The majority’s response to Justice Sotomayor is telling. Justice Alito accuses the dissent of “los[ing] track of its own argument,” an assertion that’s almost as insulting as it is untrue. Engaging in what he thinks to be a clever bit of gotcha, Justice Alito quotes two different portions of the dissent, claiming they are inconsistent on whether Texas was required to engage in a deliberative process to cure the taint from its prior plans. But here too, a careful reading belies the majority’s assertion. Following the district court – which in turn followed Arlington Heights – the dissent properly views the absence of any meaningful deliberative process as evidence that the 2013 plans were intended to maintain the discriminatory effects of the 2011 plans. That’s not the same as flipping the burden of proof, a point the dissent repeatedly makes but the majority evidently does not grasp.
What Lies Ahead
With so many harmful decisions at the end of the just-completed Supreme Court term, perhaps we should be thankful for small favors. The Abbott majority indulges in some sloppy reading, but the opinion’s damage to existing legal doctrine is modest. Arlington Heights’s contextualstandard for proving intentional discrimination remains intact. The Court does not suggest that the Texas legislature’s partisan motives for the lines it drew – which undoubtedly existed – would vitiate racial discrimination.

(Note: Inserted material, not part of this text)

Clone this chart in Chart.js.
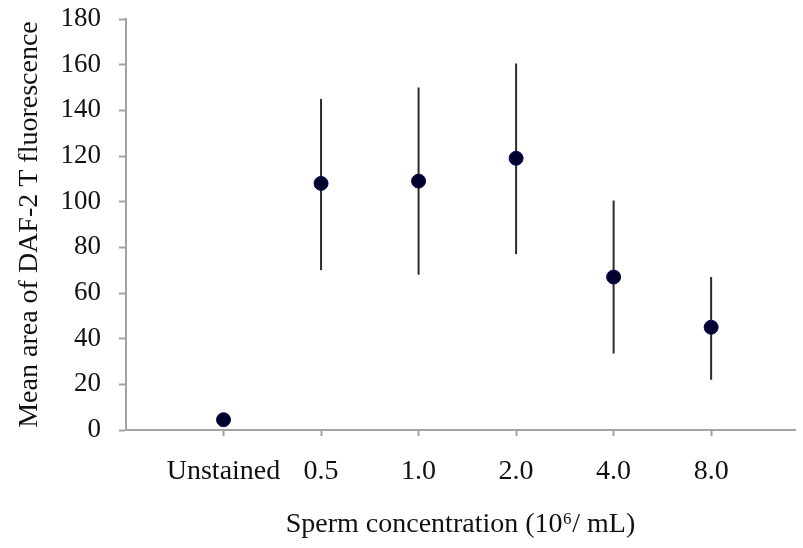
<!DOCTYPE html>
<html>
<head>
<meta charset="utf-8">
<title>DAF-2 T fluorescence</title>
<script src="https://cdn.jsdelivr.net/npm/chart.js@4/dist/chart.umd.min.js"></script>
<style>
  body { margin: 0; background: #fff; }
  #wrap { width: 803px; height: 548px; }
</style>
</head>
<body>
<div id="wrap"><canvas id="myChart" width="803" height="548"></canvas></div>
<script>
// groups along the x axis
const categories = ['Unstained', '0.5', '1.0', '2.0', '4.0', '8.0'];

// mean area and the ends of the error bars
const meanArea = [4.5, 108, 109, 119, 67, 45];
const errLow = [4.5, 70, 68, 77, 33.5, 22];
const errHigh = [4.5, 145, 150, 160.5, 100.5, 67];

// y axis ticks
const yTicks = [0, 20, 40, 60, 80, 100, 120, 140, 160, 180];

const points = categories.map((c, i) => ({ x: i + 1, y: meanArea[i] }));

const serif = "'Liberation Serif', 'Times New Roman', serif";
const axisGrey = '#a3a3a3';

// vertical error bars, drawn under the dots
const errorBars = {
  id: 'errorBars',
  beforeDatasetsDraw(chart) {
    const ctx = chart.ctx;
    const xs = chart.scales.x;
    const ys = chart.scales.y;
    ctx.save();
    ctx.strokeStyle = '#2b2b2b';
    ctx.lineWidth = 2;
    for (let i = 0; i < categories.length; i++) {
      if (errHigh[i] === errLow[i]) continue;
      const px = xs.getPixelForValue(i + 1);
      ctx.beginPath();
      ctx.moveTo(px, ys.getPixelForValue(errLow[i]));
      ctx.lineTo(px, ys.getPixelForValue(errHigh[i]));
      ctx.stroke();
    }
    ctx.restore();
  }
};

const myChart = document.getElementById('myChart');

let dotChart = new Chart(myChart, {
  type: 'scatter',
  data: {
    datasets: [{
      data: points,
      pointRadius: 7,
      pointHoverRadius: 7,
      backgroundColor: '#00002e',
      borderColor: '#0a0a55',
      borderWidth: 1
    }]
  },
  options: {
    responsive: false,
    animation: false,
    layout: { padding: { top: 19, right: 0, left: 0, bottom: 0 } },
    plugins: {
      legend: { display: false },
      tooltip: { enabled: false }
    },
    scales: {
      x: {
        type: 'linear',
        min: 0,
        max: 6.86,
        afterFit: (scale) => {
          scale.height = 118;
          scale.paddingLeft = 0;
          scale.paddingRight = 0;
        },
        afterBuildTicks: (scale) => {
          scale.ticks = categories.map((c, i) => ({ value: i + 1 }));
        },
        ticks: {
          autoSkip: false,
          maxRotation: 0,
          padding: 19,
          color: '#111',
          font: { family: serif, size: 28 },
          callback: (v) => categories[v - 1]
        },
        grid: {
          drawOnChartArea: false,
          drawTicks: true,
          tickLength: 6,
          tickWidth: 2,
          tickColor: axisGrey
        },
        border: { color: axisGrey, width: 2 },
        title: {
          display: true,
          text: 'Sperm concentration (10\u2076/ mL)',
          color: '#111',
          font: { family: serif, size: 28 },
          padding: { top: 0, bottom: 7 }
        }
      },
      y: {
        min: 0,
        max: 180,
        afterFit: (scale) => {
          scale.width = 126;
          scale.paddingTop = 0;
          scale.paddingBottom = 0;
        },
        afterBuildTicks: (scale) => {
          scale.ticks = yTicks.map(v => ({ value: v }));
        },
        ticks: {
          padding: 18,
          color: '#111',
          font: { family: serif, size: 27 }
        },
        grid: {
          drawOnChartArea: false,
          drawTicks: true,
          tickLength: 7,
          tickWidth: 2,
          tickColor: axisGrey
        },
        border: { color: axisGrey, width: 2 },
        title: {
          display: true,
          text: 'Mean area of DAF-2 T fluorescence',
          color: '#111',
          font: { family: serif, size: 28 },
          padding: { top: 13, bottom: 0 }
        }
      }
    }
  },
  plugins: [errorBars]
});
</script>
</body>
</html>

Most important, the Court avoids taking the extreme position on the Voting Rights Act that Justices Thomas and Gorsuch embrace. Justice Thomas’s concurring opinion adheres to his view that Section 2 of the VRA “does not apply to the redistricting.” This contravenes the text of the statute, which broadly applies to any voting “standard, practice, or procedure.” It’s also contrary to Congress’s intent, particularly given the amendments to the VRA adopted in 1982, which were designed to reach redistricting.
That Justice Thomas would persist in his atextual and ahistorical interpretation of Section 2 is no surprise. What’s alarming is that Justice Gorsuch joins Justice Thomas’s concurrence, interpreting the VRA in a way that would eviscerate what’s left of the statute. So much for textualism, and so much for judicial restraint.

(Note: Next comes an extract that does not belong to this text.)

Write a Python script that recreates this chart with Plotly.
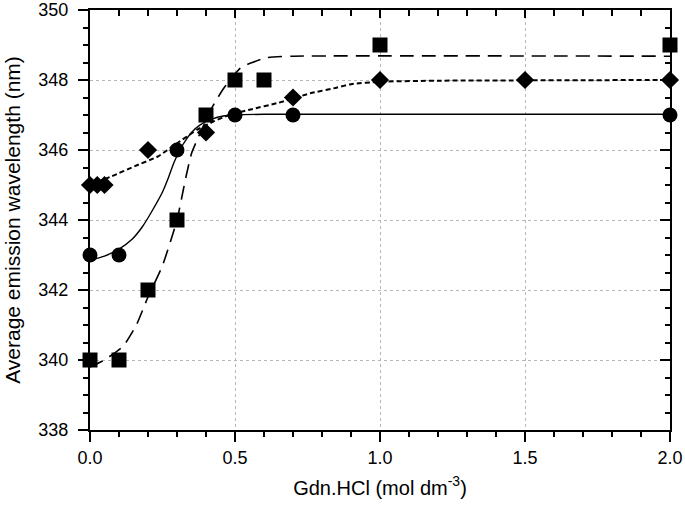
import plotly.graph_objects as go

# ---- data ----
sq_x = [0.0, 0.1, 0.2, 0.3, 0.4, 0.5, 0.6, 1.0, 2.0]
sq_y = [340, 340, 342, 344, 347, 348, 348, 349, 349]

ci_x = [0.0, 0.1, 0.3, 0.5, 0.7, 2.0]
ci_y = [343, 343, 346, 347, 347, 347]

di_x = [0.0, 0.025, 0.05, 0.2, 0.4, 0.7, 1.0, 1.5, 2.0]
di_y = [345, 345, 345, 346, 346.5, 347.5, 348, 348, 348]

# fitted curves
fit_sq_x = [0.0, 0.05, 0.115, 0.16, 0.2, 0.25, 0.3, 0.33, 0.35, 0.37, 0.42, 0.46, 0.52, 0.56, 0.61, 0.7, 2.0]
fit_sq_y = [339.8, 340.0, 340.4, 341.0, 341.8, 342.7, 344.0, 345.2, 345.9, 346.3, 347.2, 347.75, 348.35, 348.5, 348.64, 348.68, 348.68]

fit_ci_x = [0.0, 0.05, 0.1, 0.145, 0.18, 0.21, 0.25, 0.27, 0.29, 0.32, 0.35, 0.38, 0.42, 0.46, 0.5, 0.6, 2.0]
fit_ci_y = [342.85, 342.97, 343.17, 343.45, 343.8, 344.2, 344.8, 345.2, 345.65, 346.15, 346.5, 346.72, 346.88, 346.97, 347.0, 347.02, 347.02]

fit_di_x = [0.0, 0.075, 0.155, 0.235, 0.31, 0.37, 0.43, 0.48, 0.55, 0.65, 0.76, 0.85, 0.9, 1.0, 1.2, 2.0]
fit_di_y = [345.0, 345.25, 345.54, 345.82, 346.25, 346.58, 346.83, 347.0, 347.15, 347.35, 347.62, 347.78, 347.88, 347.95, 347.98, 348.0]

x_ticks = [0.0, 0.5, 1.0, 1.5, 2.0]
x_ticklabels = ["0.0", "0.5", "1.0", "1.5", "2.0"]
y_ticks = [338, 340, 342, 344, 346, 348, 350]

FONT = "Liberation Sans, Arial, sans-serif"

fig = go.Figure()

# fitted lines
fig.add_trace(go.Scatter(x=fit_sq_x, y=fit_sq_y, mode="lines",
                         line=dict(color="black", width=1.6, dash="14px,8px", shape="spline", smoothing=0.5),
                         showlegend=False, hoverinfo="skip"))
fig.add_trace(go.Scatter(x=fit_ci_x, y=fit_ci_y, mode="lines",
                         line=dict(color="black", width=1.4, shape="spline", smoothing=0.5),
                         showlegend=False, hoverinfo="skip"))
fig.add_trace(go.Scatter(x=fit_di_x, y=fit_di_y, mode="lines",
                         line=dict(color="black", width=2, dash="5px,3px", shape="spline", smoothing=0.5),
                         showlegend=False, hoverinfo="skip"))

# markers
fig.add_trace(go.Scatter(x=sq_x, y=sq_y, mode="markers", cliponaxis=False,
                         marker=dict(symbol="square", size=15, color="black"), showlegend=False))
fig.add_trace(go.Scatter(x=ci_x, y=ci_y, mode="markers", cliponaxis=False,
                         marker=dict(symbol="circle", size=15, color="black"), showlegend=False))
fig.add_trace(go.Scatter(x=di_x, y=di_y, mode="markers", cliponaxis=False,
                         marker=dict(symbol="diamond", size=14, color="black"), showlegend=False))

# invisible trace for mirrored axes
fig.add_trace(go.Scatter(x=[0, 2], y=[338, 350], xaxis="x2", yaxis="y2", mode="markers",
                         marker=dict(opacity=0), showlegend=False, hoverinfo="skip"))

fig.update_layout(
    width=685, height=508,
    margin=dict(l=90, r=15, t=10, b=78),
    paper_bgcolor="white", plot_bgcolor="white",
    font=dict(family=FONT, color="black"),
    xaxis=dict(range=[0, 2.0], tickvals=x_ticks, ticktext=x_ticklabels, automargin=False,
               ticks="outside", ticklen=10, tickwidth=1.5, tickcolor="black",
               showline=True, linewidth=2, linecolor="black",
               showgrid=True, gridcolor="#b8b8b8", griddash="dot", gridwidth=1,
               minor=dict(dtick=0.1, ticks="outside", ticklen=5, tickwidth=1.5, tickcolor="black", showgrid=False),
               tickfont=dict(size=18), zeroline=False, ticklabeloverflow="allow",
               title=dict(text="Gdn.HCl (mol dm<sup>-3</sup>)", font=dict(size=20), standoff=14)),
    yaxis=dict(range=[338, 350], tickvals=y_ticks, automargin=False,
               ticks="outside", ticklen=10, tickwidth=1.5, tickcolor="black",
               showline=True, linewidth=2, linecolor="black",
               showgrid=True, gridcolor="#b8b8b8", griddash="dot", gridwidth=1,
               minor=dict(dtick=0.5, ticks="outside", ticklen=5, tickwidth=1.5, tickcolor="black", showgrid=False),
               tickfont=dict(size=18), zeroline=False, ticklabelstandoff=6, ticklabeloverflow="allow",
               title=dict(text="Average emission wavelength (nm)", font=dict(size=21), standoff=12)),
    xaxis2=dict(range=[0, 2.0], overlaying="x", side="top", tickvals=x_ticks, automargin=False,
                ticks="inside", ticklen=8, tickwidth=1.5, tickcolor="black",
                showline=True, linewidth=2, linecolor="black", showticklabels=False,
                showgrid=False, zeroline=False,
                minor=dict(dtick=0.1, ticks="inside", ticklen=6, tickwidth=1.5, tickcolor="black", showgrid=False)),
    yaxis2=dict(range=[338, 350], overlaying="y", side="right", tickvals=y_ticks, automargin=False,
                ticks="inside", ticklen=10, tickwidth=1.5, tickcolor="black",
                showline=True, linewidth=2, linecolor="black", showticklabels=False,
                showgrid=False, zeroline=False,
                minor=dict(dtick=0.5, ticks="inside", ticklen=5, tickwidth=1.5, tickcolor="black", showgrid=False)),
)

fig.write_html("out.html", config={"displayModeBar": False},
               post_script="document.body.style.margin='0';document.body.style.overflow='hidden';")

Justice Kennedy was no voice of moderation on voting rights. He usually joined opinions like Shelby County that cut back on protection for racial minorities and – Bush v. Gore aside – was generally unsympathetic to people claiming that their constitutional right to vote had been violated. Still, there’s reason to worry about what will happen with his departure. It is distinctly possible that an even more right-leaning majority will follow Justices Thomas and Gorsuch in construing the VRA so stingily as to render it a nullity.
In short, the worst is probably yet to come. Legislative bodies will likely take the decision to signal that, when presented with evidence of intentional discrimination against racial minorities, the Supreme Court will be look the other way. If their behavior in the last redistricting cycle is any indication, Republican line-drawers will interpret the decision as a free pass to dilute Latino and African American votes. That would be bad news for the right to vote and for our democracy.

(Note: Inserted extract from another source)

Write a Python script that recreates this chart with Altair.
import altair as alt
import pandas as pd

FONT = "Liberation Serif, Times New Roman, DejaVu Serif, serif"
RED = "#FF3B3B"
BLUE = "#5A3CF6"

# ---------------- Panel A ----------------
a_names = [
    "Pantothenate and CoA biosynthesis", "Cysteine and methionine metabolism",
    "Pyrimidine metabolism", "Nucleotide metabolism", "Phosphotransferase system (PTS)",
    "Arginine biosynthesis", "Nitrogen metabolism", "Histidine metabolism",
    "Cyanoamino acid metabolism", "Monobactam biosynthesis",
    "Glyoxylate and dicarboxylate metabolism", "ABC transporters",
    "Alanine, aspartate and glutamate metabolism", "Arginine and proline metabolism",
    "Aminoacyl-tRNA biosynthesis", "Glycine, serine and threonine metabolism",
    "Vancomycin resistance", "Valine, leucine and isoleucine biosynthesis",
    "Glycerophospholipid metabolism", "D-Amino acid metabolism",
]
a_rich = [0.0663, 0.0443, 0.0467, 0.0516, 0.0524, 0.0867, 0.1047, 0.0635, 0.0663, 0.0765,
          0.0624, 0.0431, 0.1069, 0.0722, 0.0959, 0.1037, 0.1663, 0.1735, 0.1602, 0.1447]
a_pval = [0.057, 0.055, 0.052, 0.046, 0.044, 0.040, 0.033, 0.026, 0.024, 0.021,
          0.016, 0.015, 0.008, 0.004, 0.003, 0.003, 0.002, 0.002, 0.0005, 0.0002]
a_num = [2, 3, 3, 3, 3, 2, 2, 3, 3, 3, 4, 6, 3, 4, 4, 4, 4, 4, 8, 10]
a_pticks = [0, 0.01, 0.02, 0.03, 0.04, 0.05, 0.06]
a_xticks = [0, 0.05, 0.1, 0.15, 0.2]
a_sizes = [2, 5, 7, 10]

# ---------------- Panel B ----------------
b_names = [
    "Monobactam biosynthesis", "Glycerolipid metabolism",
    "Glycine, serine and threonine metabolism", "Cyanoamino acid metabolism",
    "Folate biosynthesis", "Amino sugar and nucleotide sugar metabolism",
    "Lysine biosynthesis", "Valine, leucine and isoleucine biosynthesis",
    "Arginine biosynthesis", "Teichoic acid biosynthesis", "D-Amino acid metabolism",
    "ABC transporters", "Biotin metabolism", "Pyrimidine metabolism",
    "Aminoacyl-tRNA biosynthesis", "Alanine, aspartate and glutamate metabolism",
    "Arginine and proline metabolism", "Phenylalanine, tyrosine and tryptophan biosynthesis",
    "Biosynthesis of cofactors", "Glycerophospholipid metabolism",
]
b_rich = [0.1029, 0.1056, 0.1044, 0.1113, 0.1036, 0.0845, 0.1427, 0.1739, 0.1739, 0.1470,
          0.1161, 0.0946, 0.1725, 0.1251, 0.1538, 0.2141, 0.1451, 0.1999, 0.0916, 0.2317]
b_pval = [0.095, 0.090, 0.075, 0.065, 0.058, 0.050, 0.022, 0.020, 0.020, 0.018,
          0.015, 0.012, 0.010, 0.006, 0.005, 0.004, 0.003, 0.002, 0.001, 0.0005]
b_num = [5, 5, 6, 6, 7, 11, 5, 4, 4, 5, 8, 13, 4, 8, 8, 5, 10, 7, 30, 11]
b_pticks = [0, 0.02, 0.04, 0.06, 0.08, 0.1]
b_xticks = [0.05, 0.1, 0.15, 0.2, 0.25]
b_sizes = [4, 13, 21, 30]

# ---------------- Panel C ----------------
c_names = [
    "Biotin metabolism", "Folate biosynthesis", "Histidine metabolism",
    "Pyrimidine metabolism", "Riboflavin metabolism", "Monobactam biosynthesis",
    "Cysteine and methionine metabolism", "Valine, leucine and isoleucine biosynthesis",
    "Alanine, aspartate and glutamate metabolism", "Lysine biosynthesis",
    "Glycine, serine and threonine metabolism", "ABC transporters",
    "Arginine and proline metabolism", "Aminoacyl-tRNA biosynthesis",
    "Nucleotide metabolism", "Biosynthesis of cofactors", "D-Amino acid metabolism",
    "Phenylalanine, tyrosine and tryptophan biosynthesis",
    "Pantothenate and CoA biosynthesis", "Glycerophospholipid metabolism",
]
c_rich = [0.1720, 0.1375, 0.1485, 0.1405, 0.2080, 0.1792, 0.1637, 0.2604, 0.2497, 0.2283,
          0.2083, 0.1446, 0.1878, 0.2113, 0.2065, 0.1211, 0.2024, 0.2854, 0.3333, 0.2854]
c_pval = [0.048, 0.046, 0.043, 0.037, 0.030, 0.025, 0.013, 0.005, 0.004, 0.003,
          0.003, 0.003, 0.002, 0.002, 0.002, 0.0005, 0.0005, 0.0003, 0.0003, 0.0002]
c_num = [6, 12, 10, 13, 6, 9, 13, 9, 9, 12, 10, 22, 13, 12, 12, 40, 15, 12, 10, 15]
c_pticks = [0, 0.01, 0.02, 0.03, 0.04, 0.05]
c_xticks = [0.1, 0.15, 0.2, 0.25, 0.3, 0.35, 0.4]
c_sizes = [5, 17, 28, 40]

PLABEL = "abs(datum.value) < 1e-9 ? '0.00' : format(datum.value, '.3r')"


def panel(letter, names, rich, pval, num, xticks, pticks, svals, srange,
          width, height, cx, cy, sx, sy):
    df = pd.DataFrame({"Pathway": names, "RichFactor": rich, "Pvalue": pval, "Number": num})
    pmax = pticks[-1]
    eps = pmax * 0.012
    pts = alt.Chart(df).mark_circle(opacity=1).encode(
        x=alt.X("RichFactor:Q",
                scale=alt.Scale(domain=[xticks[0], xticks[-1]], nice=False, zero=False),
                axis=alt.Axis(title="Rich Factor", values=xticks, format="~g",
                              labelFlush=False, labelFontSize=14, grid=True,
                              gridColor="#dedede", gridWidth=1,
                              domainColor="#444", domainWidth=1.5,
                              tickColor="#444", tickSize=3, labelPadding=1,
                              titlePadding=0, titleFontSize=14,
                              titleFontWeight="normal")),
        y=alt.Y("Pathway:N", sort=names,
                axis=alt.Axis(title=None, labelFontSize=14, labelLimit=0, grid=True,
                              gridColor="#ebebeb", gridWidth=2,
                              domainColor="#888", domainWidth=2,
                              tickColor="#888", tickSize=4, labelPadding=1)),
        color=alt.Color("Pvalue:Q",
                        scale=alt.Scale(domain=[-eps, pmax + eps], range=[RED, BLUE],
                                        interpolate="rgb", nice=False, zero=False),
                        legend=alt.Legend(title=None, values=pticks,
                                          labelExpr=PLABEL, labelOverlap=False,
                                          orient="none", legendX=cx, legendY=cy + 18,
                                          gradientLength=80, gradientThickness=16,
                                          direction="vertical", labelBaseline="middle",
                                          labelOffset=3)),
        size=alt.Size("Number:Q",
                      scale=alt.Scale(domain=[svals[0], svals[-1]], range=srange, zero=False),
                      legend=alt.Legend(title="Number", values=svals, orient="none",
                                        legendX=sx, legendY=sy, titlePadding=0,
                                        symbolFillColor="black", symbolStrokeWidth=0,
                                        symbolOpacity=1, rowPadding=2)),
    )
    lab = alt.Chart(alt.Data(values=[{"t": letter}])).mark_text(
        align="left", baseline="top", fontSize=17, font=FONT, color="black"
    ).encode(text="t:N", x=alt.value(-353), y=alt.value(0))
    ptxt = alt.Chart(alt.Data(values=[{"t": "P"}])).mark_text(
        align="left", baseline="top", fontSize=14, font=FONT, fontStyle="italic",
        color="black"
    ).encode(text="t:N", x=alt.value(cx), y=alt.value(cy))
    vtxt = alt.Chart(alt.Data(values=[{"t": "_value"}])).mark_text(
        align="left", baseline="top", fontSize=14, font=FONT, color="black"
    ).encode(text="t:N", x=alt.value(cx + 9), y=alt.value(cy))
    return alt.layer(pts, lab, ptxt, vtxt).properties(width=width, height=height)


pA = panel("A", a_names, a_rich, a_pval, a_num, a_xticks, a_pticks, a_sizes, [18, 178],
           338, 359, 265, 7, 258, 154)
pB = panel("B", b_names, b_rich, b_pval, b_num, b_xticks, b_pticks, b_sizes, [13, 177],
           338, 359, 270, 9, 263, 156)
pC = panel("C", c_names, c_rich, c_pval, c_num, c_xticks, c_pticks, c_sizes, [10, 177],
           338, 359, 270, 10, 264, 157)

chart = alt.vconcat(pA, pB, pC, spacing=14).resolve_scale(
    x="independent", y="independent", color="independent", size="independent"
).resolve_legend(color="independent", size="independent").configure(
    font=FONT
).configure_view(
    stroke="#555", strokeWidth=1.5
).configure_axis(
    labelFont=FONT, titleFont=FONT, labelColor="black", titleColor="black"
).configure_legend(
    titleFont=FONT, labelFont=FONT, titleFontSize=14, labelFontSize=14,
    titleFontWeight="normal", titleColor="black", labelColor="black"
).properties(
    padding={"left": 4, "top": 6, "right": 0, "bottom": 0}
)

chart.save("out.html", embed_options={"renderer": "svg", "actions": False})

The picture becomes even more unsettling when Abbott is juxtaposed to the Masterpiece Cakeshop decision earlier in the term and its Trump v. Hawaii decision at the end. Taken together, these cases reveal a Court that’s hypersensitive to discrimination against some groups (e.g., those harboring antigay religious views), but indifferent to discrimination against others (e.g., Latino voters or Muslim immigrants). Although the inscription on the Supreme Court’s west pediment still reads “EQUAL JUSTICE UNDER LAW,” these decisions suggest that the current majority’s brand of justice is available only to some.